DIRECTOR: Phil Harrison

CAST: Aiden Gillen, Kelly Campbell, Thomas Gumede, Thabang Sidloyi, Lunathi Mampofu, Jonathan Harden

CLASSIFICATION: tba

RUNNING TIME: tba

RATING: 3 stars (out of 5)

Theresa Smith

A SLOW-BURNING meditation on the interconnectedness of people, this movie questions what it takes to be a good person in a world that has gone bad.

It pits First World liberal naivete and a blinkered worldview against the reality of living in post-colonial South African corruption. All in the name of pointing out that good and bad are relative terms in this day and age of global village connectivity.

The Good Man opens with what passes for a pretty normal weekend scene in Cape Town. Three boys are pushing a goat in a trolley along a busy township road. They pass an older teenager who looks up from his school books and smiles at the sight as he unconsciously sways to the music playing on his radio.

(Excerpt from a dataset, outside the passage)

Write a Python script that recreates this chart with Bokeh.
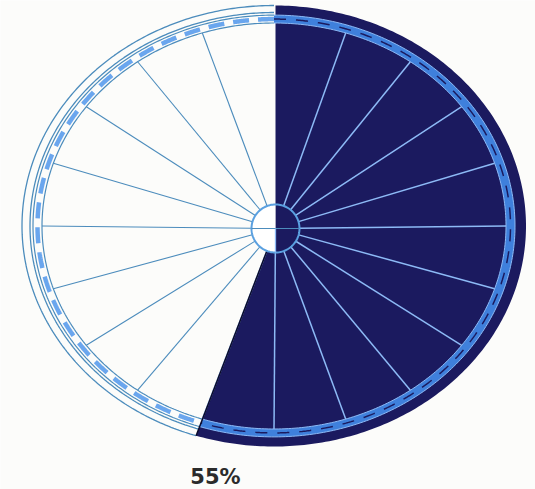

On the other side of the world an older man is listening to the same song as presumably his wife drives their car down a country road. They pass horses and the family (there’s a little girl in the back) continue on their road trip, excitedly singing along to the song.

The film continues in this vein, alternating between two main characters – Michael (Gillen), the Irish banker in Belfast, working on a new financial deal, and Sifiso (Sidloyi), a schoolboy in a Cape Town township, excited about finally getting a real house from the government.

Ireland is painted as proverbially grey in contrast to Cape Town’s sun-filled skies, but it is also the disposition of the two characters that are markedly different.

Michael is stricken when he accidentally causes the death of a passerby and struggles to articulate his emotions as his life unravels.

Wracked with guilt, he is faced with a moral quandary – he wants to be a good person, do the right thing, but what is that? He ties himself up in emotional knots as his confused wife can only stand by and watch.

Meanwhile, Sifiso starts to learn more about the Anti-Eviction Campaign.

He is a bright young kid who engages with his fellow pupils in history class and wants to impress Katlego (Mampofu), a girl he likes.

The two are linked, though it takes quite a while for the audience to figure out exactly how. First, characters are established and we see each go about their daily routines, interacting with friends and family, moving through very different environments.

While Michael and Sifiso are well fleshed out, most of the supporting Irish cast are merely there for Michael to react to. The rest of the South Africans are helpful in explaining the milieu, but also not more than people Sifiso knows.

Much of the township scenes play out in well-subtitled Xhosa, though South Africans might wish some of the Irish-tinged English had received the same treatment.

The ending is the best part about the film because it doesn’t give you a pat, ready solution, which makes it disturbingly real.

While neither character is ever aware of how their actions affect the other, we see and will be haunted by it long after the film ends.

If you liked The Wooden Camera you will like this.